In the aftermath of George Floyd’s murder, college campuses and public schools across the country are ending partnerships with local police departments, calling for the removal of officers from campuses, and defunding school resource officers. I believe that cutting ties between the University of Hawaii and the Honolulu Police Department would be counterproductive to our communitywide goals of ending racism and promoting social justice.
HPD Police Chief Susan Ballard came to the UH-Manoa campus this past semester to talk with us frankly about the police department’s role in addressing mental illness following the tragic death of two young officers near Diamond Head. She openly acknowledged that the police department is not the right solution for systemic issues including homelessness, poverty, mental illness and social welfare. The chief is an agent of change, not an enemy of social justice.
Instead of severing our relationship with police departments, leaders in higher education should be demanding that all police officers attend the same newly proposed anti-racism and social justice courses that will be required for all college students. We can’t educate each other if we build walls and burn bridges.

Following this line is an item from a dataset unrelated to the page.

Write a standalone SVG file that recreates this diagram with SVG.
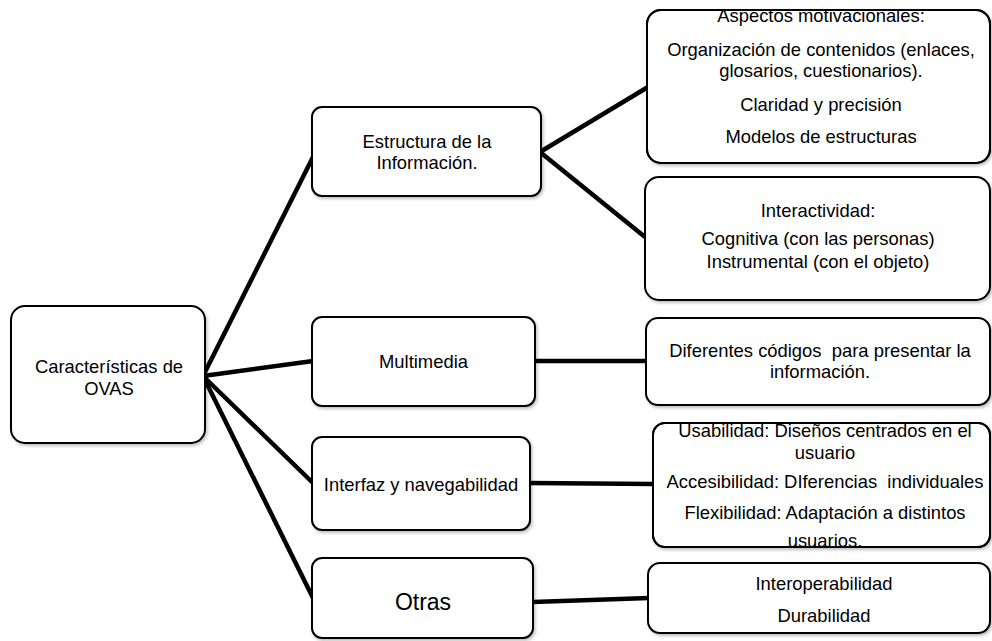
<svg xmlns="http://www.w3.org/2000/svg" width="992" height="641" viewBox="0 0 992 641">
  <style>
    .box { fill: #ffffff; stroke: #000000; stroke-width: 2; filter: url(#shadow); }
    .outline { fill: none; stroke: #000000; stroke-width: 2; }
    .edge { fill: none; stroke: #000000; stroke-width: 4.5; stroke-linecap: butt; }
    text { font-family: "Liberation Sans", Arial, sans-serif; font-size: 18.4px; fill: #000000; text-anchor: middle; white-space: pre; }
    .big { font-size: 23px; }
  </style>
  <defs>
    <filter id="shadow" x="-5%" y="-5%" width="112%" height="115%">
      <feDropShadow dx="1.5" dy="2" stdDeviation="1.5" flood-color="#000000" flood-opacity="0.25"/>
    </filter>
    <!-- text of overfull boxes is cut at the box edge -->
    <clipPath id="clip-aspectos"><rect x="647" y="10" width="343" height="153"/></clipPath>
    <clipPath id="clip-usabilidad"><rect x="653" y="423" width="337" height="124"/></clipPath>
  </defs>

  <rect width="992" height="641" fill="#ffffff"/>

  <!-- connectors -->
  <g id="connectors">
    <line class="edge" x1="203" y1="376" x2="313" y2="157"/>
    <line class="edge" x1="203" y1="376" x2="313" y2="361"/>
    <line class="edge" x1="203" y1="376" x2="313" y2="483"/>
    <line class="edge" x1="203" y1="376" x2="313" y2="598"/>
    <line class="edge" x1="540" y1="152" x2="648" y2="87"/>
    <line class="edge" x1="540" y1="152" x2="645" y2="237"/>
    <line class="edge" x1="535" y1="361" x2="646" y2="361"/>
    <line class="edge" x1="529" y1="483" x2="654" y2="484"/>
    <line class="edge" x1="533" y1="602" x2="649" y2="598"/>
  </g>

  <!-- root -->
  <g id="node-caracteristicas">
    <rect class="box" x="11" y="306" width="194" height="137" rx="14"/>
    <text x="109" y="373">Características de</text>
    <text x="109" y="395">OVAS</text>
  </g>

  <!-- second level -->
  <g id="node-estructura">
    <rect class="box" x="312" y="107" width="229" height="89" rx="10"/>
    <text x="427" y="148">Estructura de la</text>
    <text x="427" y="169">Información.</text>
  </g>

  <g id="node-multimedia">
    <rect class="box" x="312" y="317" width="223" height="89" rx="10"/>
    <text x="423.5" y="368">Multimedia</text>
  </g>

  <g id="node-interfaz">
    <rect class="box" x="312" y="437" width="218" height="93" rx="10"/>
    <text x="421" y="491">Interfaz y navegabilidad</text>
  </g>

  <g id="node-otras">
    <rect class="box" x="312" y="558" width="221" height="80" rx="10"/>
    <text class="big" x="423" y="610">Otras</text>
  </g>

  <!-- third level -->
  <g id="node-aspectos">
    <rect class="box" x="647" y="10" width="343" height="153" rx="14"/>
    <g clip-path="url(#clip-aspectos)">
      <text x="821" y="22">Aspectos motivacionales:</text>
    </g>
    <text x="821" y="56">Organización de contenidos (enlaces,</text>
    <text x="821" y="77">glosarios, cuestionarios).</text>
    <text x="821" y="111">Claridad y precisión</text>
    <text x="821" y="143">Modelos de estructuras</text>
    <rect class="outline" x="647" y="10" width="343" height="153" rx="14"/>
  </g>

  <g id="node-interactividad">
    <rect class="box" x="645" y="177" width="345" height="123" rx="14"/>
    <text x="818" y="217">Interactividad:</text>
    <text x="818" y="245">Cognitiva (con las personas)</text>
    <text x="818" y="268">Instrumental (con el objeto)</text>
  </g>

  <g id="node-diferentes">
    <rect class="box" x="646" y="318" width="344" height="87" rx="12"/>
    <text x="820" y="357">Diferentes códigos  para presentar la</text>
    <text x="820" y="378">información.</text>
  </g>

  <g id="node-usabilidad">
    <rect class="box" x="653" y="423" width="337" height="124" rx="12"/>
    <text x="825" y="437">Usabilidad: Diseños centrados en el</text>
    <text x="825" y="459">usuario</text>
    <text x="825" y="488">Accesibilidad: DIferencias  individuales</text>
    <text x="825" y="519">Flexibilidad: Adaptación a distintos</text>
    <g clip-path="url(#clip-usabilidad)">
      <text x="825" y="547">usuarios.</text>
    </g>
    <rect class="outline" x="653" y="423" width="337" height="124" rx="12"/>
  </g>

  <g id="node-interoperabilidad">
    <rect class="box" x="648" y="563" width="342" height="70" rx="12"/>
    <text x="824" y="590">Interoperabilidad</text>
    <text x="824" y="622">Durabilidad</text>
  </g>
</svg>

Behind the badges are men and women from our communities; many of them haven’t had the same opportunities for education that others do. Hawaii is unique because unlike most mainland cities, our police department represents the same cultures and ethnicities of our citizens. Officers in Hawaii are unique because they look just like the citizens whom they have a sworn duty to protect. We have an opportunity in Hawaii to be an example for the rest of the United States.
Unfortunately, police are trained with antiquated techniques by an institution with severely flawed structures based on oppression of minorities and low-income communities. As much as academics and advocates want to break police departments apart, that’s probably not going to happen here in Honolulu or most other mainland cities.

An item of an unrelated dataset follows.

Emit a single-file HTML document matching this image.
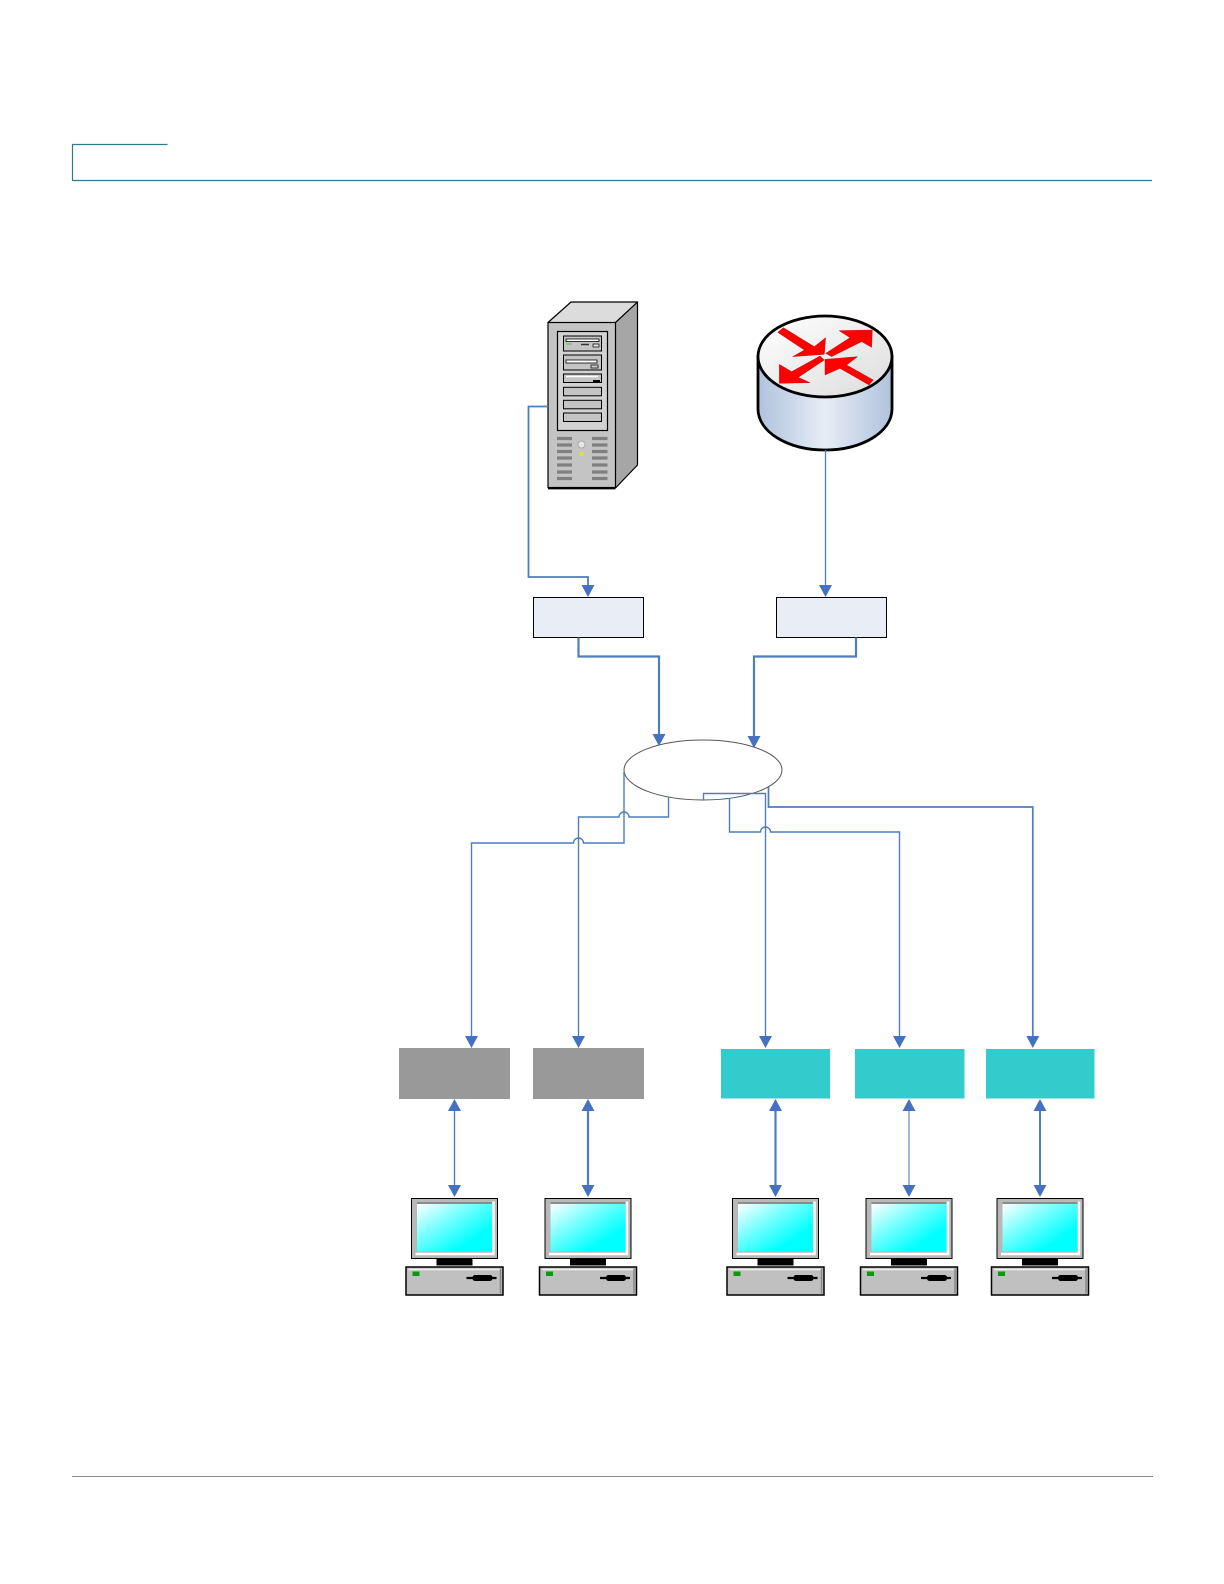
<!DOCTYPE html>
<html><head><meta charset="utf-8"><title>Network diagram</title>
<style>html,body{margin:0;padding:0;background:#fff}svg{display:block}</style></head>
<body>
<svg width="1224" height="1584" viewBox="0 0 1224 1584" xmlns="http://www.w3.org/2000/svg">
<defs>
<linearGradient id="scr" x1="0" y1="0" x2="1" y2="1"><stop offset="0" stop-color="#fff"/><stop offset=".4" stop-color="#70ffff"/><stop offset=".75" stop-color="#00ffff"/><stop offset="1" stop-color="#00ffff"/></linearGradient>
<linearGradient id="cyl" x1="0" y1="0" x2="1" y2="0"><stop offset="0" stop-color="#b0c2dc"/><stop offset=".5" stop-color="#e6edf6"/><stop offset="1" stop-color="#b0c2dc"/></linearGradient>
<linearGradient id="top" x1="0" y1="0" x2="1" y2="1"><stop offset="0" stop-color="#fff"/><stop offset="1" stop-color="#dcdcdc"/></linearGradient>
<g id="pc">
<rect x="-43" y="0" width="86" height="60" fill="#b8b8b8" stroke="#000" stroke-width="1"/>
<path d="M-39 55.500H39V3" fill="none" stroke="#fff" stroke-width="2.500"/>
<rect x="-37.500" y="5" width="75" height="48" fill="url(#scr)"/>
<path d="M-37.500 4.500H37.500" stroke="#8c8c8c" stroke-width="2"/>
<rect x="-18" y="60" width="36" height="7" fill="#000"/>
<rect x="-48.500" y="68.500" width="97" height="28" fill="#c0c0c0" stroke="#000" stroke-width="1.500"/>
<path d="M-46 71H46" stroke="#eee" stroke-width="1.500"/>
<path d="M46 70V95" stroke="#888" stroke-width="1.500"/>
<rect x="-42" y="73" width="7" height="4.500" fill="#0a9a0a"/>
<path d="M12 79.500H42" stroke="#000" stroke-width="2.200"/>
<rect x="18" y="76.500" width="20" height="6" rx="2.500" fill="#000"/>
</g>
<g id="bay"><rect x="563.500" width="38" height="8.500" fill="#c4c4c4" stroke="#000" stroke-width="1"/></g>
</defs>

<!-- page header / footer -->
<path d="M167.500 144.500H72.500V180.500H1152" fill="none" stroke="#2f7a8c" stroke-width="1.200"/>
<path d="M72 1476.500H1153" stroke="#8a8a8a" stroke-width="1"/>

<!-- server -->
<polygon points="615.500,322.500 637.500,302 637.500,465 615.500,488" fill="#a6a6a6"/>
<polygon points="548,322.500 571,302 637.500,302 615.500,322.500" fill="#dcdcdc"/>
<path d="M548 322.500L571 302H637.500V465L615.500 488M615.500 322.500L637.500 302" fill="none" stroke="#000" stroke-width="1.200"/>
<rect x="548" y="322.500" width="67.500" height="165" fill="#c4c4c4" stroke="#000" stroke-width="1.200"/>
<path d="M548 488.500H615.500" fill="none" stroke="#000" stroke-width="1.800"/>
<rect x="557.500" y="331.500" width="50" height="99" fill="#d2d2d2" stroke="#000" stroke-width="1.200"/>
<rect x="563.500" y="336" width="38" height="15" fill="#c4c4c4" stroke="#000"/>
<rect x="566" y="339" width="33" height="2.500" fill="#fff" stroke="#000" stroke-width=".8"/>
<rect x="593" y="344" width="6" height="3" fill="#ddd" stroke="#000" stroke-width=".7"/>
<path d="M566 344H572" stroke="#5fbf5f" stroke-width="1"/>
<path d="M581 344.500H589" stroke="#333" stroke-width="1.500"/>
<rect x="563.500" y="355" width="38" height="15" fill="#c4c4c4" stroke="#000"/>
<rect x="566" y="360" width="31" height="3" fill="#fff" stroke="#000" stroke-width=".8"/>
<rect x="591" y="365" width="7" height="3" fill="#ccc" stroke="#000" stroke-width=".7"/>
<rect x="563.500" y="374" width="38" height="8.500" fill="#c4c4c4" stroke="#000"/>
<rect x="593" y="380" width="7" height="2.500" fill="#000"/>
<path d="M566 376.500H598" stroke="#fff" stroke-width="1.500"/>
<use href="#bay" y="387.300"/><use href="#bay" y="400.300"/><use href="#bay" y="413"/>
<g stroke="#808080" stroke-width="3.200">
<path d="M557 438.500H572M592 438.500H607.500M557 445H572M592 445H607.500M557 451.500H572M592 451.500H607.500M557 458H572M592 458H607.500M557 465H572M592 465H607.500M557 472H572M592 472H607.500M557 478.500H572M592 478.500H607.500"/>
</g>
<circle cx="581.500" cy="444.500" r="3.500" fill="#e8e8e8" stroke="#aaa" stroke-width="1"/>
<rect x="579.500" y="452" width="4" height="4" fill="#dde040"/>

<!-- router -->
<path d="M758 356.500V409C758 432 788 450 825 450S892 432 892 409V356.500Z" fill="url(#cyl)" stroke="#000" stroke-width="2.800"/>
<ellipse cx="825" cy="356.500" rx="67" ry="40.500" fill="url(#top)" stroke="#000" stroke-width="2.800"/>
<g transform="translate(735 300) scale(.3333)" fill="#ff0000" stroke="#9a0000" stroke-width="1">
<polygon points="128,97 145,83 238,140 272,113 268,163 173,170 208,150"/>
<polygon points="272,160 345,113 312,92 412,90 410,142 380,125 290,170"/>
<polygon points="133,193 170,215 255,168 268,180 190,232 225,248 133,250"/>
<polygon points="270,225 270,178 368,170 335,195 415,240 402,255 315,205"/>
</g>

<!-- top boxes -->
<rect x="533.500" y="597.500" width="110" height="40" fill="#e8edf6" stroke="#000" stroke-width="1"/>
<rect x="776.500" y="597.500" width="110" height="40" fill="#e8edf6" stroke="#000" stroke-width="1"/>

<!-- ellipse -->
<ellipse cx="703" cy="770" rx="79" ry="30" fill="#fff" stroke="#555" stroke-width="1"/>

<!-- lower boxes -->
<rect x="399" y="1048" width="111" height="51" fill="#999"/>
<rect x="533" y="1048" width="111" height="51" fill="#999"/>
<rect x="721" y="1049" width="109" height="49.500" fill="#33cccc"/>
<rect x="855" y="1049" width="109.500" height="49.500" fill="#33cccc"/>
<rect x="986" y="1049" width="108.500" height="49.500" fill="#33cccc"/>

<!-- connectors -->
<g fill="none" stroke="#4f7ebc">
<path d="M548 406.500H528.500V577H588V586" stroke-width="1.800"/>
<path d="M825.500 450V586" stroke-width="1.300"/>
<path d="M578.500 637.500V656.500H659V735" stroke-width="2.200"/>
<path d="M856 637.500V656.500H754V737" stroke-width="2.200"/>
<path d="M624 772V843H583.500A5 5 0 0 0 573.500 843H471.500V1037" stroke-width="1.400"/>
<path d="M668.500 797V817H629A5 5 0 0 0 619 817H578.500V1037" stroke-width="1.400"/>
<path d="M703.500 800V793.500H765.500V1037" stroke-width="1.400"/>
<path d="M729.500 798V832H760.500A5 5 0 0 1 770.500 832H899.500V1037" stroke-width="1.400"/>
<path d="M768.500 787V807H1032.800V1037" stroke-width="1.700"/>
<path d="M454.500 1109V1186" stroke-width="1.400"/>
<path d="M588 1109V1186" stroke-width="2.200"/>
<path d="M775.500 1109V1186" stroke-width="2.200"/>
<path d="M909 1109V1186" stroke-width="1.100"/>
<path d="M1040 1109V1186" stroke-width="2"/>
</g>

<!-- arrowheads -->
<g fill="#4472c0">
<polygon points="581.500,585 594.500,585 588,597"/>
<polygon points="819,585 832,585 825.500,597"/>
<polygon points="652.500,734 665.500,734 659,746"/>
<polygon points="747.500,736 760.500,736 754,748"/>
<polygon points="465,1036 478,1036 471.500,1048"/>
<polygon points="572,1036 585,1036 578.500,1048"/>
<polygon points="759,1036 772,1036 765.500,1048"/>
<polygon points="893,1036 906,1036 899.500,1048"/>
<polygon points="1026.300,1036 1039.300,1036 1032.800,1048"/>
<polygon points="448,1111 461,1111 454.500,1099"/><polygon points="448,1185 461,1185 454.500,1197"/>
<polygon points="581.500,1111 594.500,1111 588,1099"/><polygon points="581.500,1185 594.500,1185 588,1197"/>
<polygon points="769,1111 782,1111 775.500,1099"/><polygon points="769,1185 782,1185 775.500,1197"/>
<polygon points="902.500,1111 915.500,1111 909,1099"/><polygon points="902.500,1185 915.500,1185 909,1197"/>
<polygon points="1033.500,1111 1046.500,1111 1040,1099"/><polygon points="1033.500,1185 1046.500,1185 1040,1197"/>
</g>

<!-- PCs -->
<use href="#pc" transform="translate(454.500 1198.500)"/>
<use href="#pc" transform="translate(588 1198.500)"/>
<use href="#pc" transform="translate(775.500 1198.500)"/>
<use href="#pc" transform="translate(909 1198.500)"/>
<use href="#pc" transform="translate(1040 1198.500)"/>
</svg>
</body></html>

What we can do now, is share our understanding of society with them. Police officers are not taught anything about institutional racism, microaggressions and implicit bias at the police academy.

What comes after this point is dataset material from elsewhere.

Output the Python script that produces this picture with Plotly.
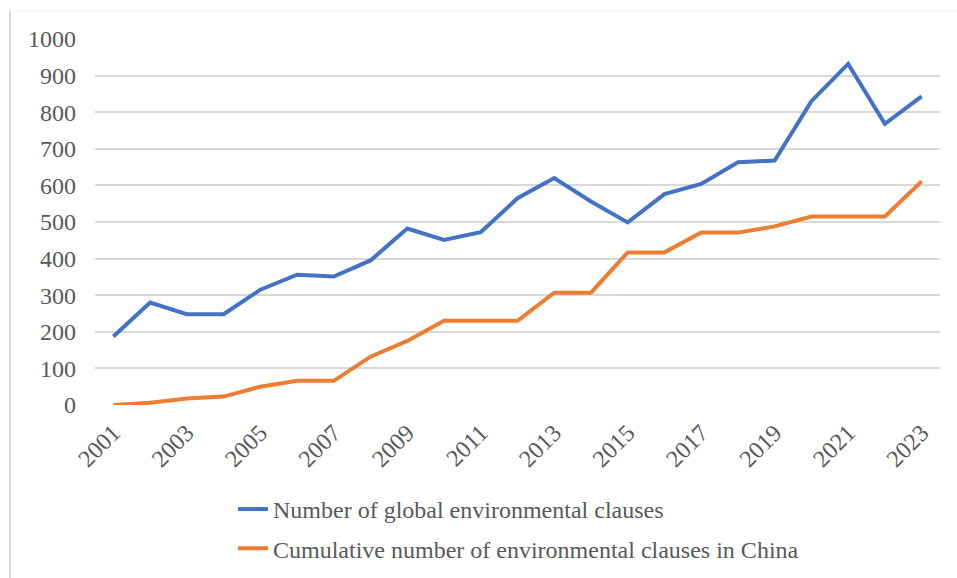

Clicking through a required annual online training about racial sensitivity has been ineffective in changing police officers’ views and behaviors. Imagine having every HPD officer attend a full semester course on a UH campus. Officers would be required to attend lectures, participate in discussions with students, write papers and work on group projects and presentations. Police would be forced to learn about topics that are shunned by the law enforcement community and hear directly from our students about the impacts of racism and inequality in our communities.
Instead of cutting all ties, we should be mandating police officers’ participation and engagement with our higher education community.
In her interview on “Face the Nation” last week, former U.S. Secretary of State Condoleezza Rice said: “I’m really hoping that this time, we’ll have really honest conversations, conversations that are not judgmental. Conversations that are deep but honest conversations about what we’ve been through and who we want to be.”
The University of Hawaii needs to be driving the conversation, not shying away from it. Let’s open our doors and teach those who are willfully ignorant to the inequalities of the criminal justice system about who the real victims are and how the entire system needs to change.
David Riedman is a criminologist and Ph.D. student at the University of Hawaii-Manoa.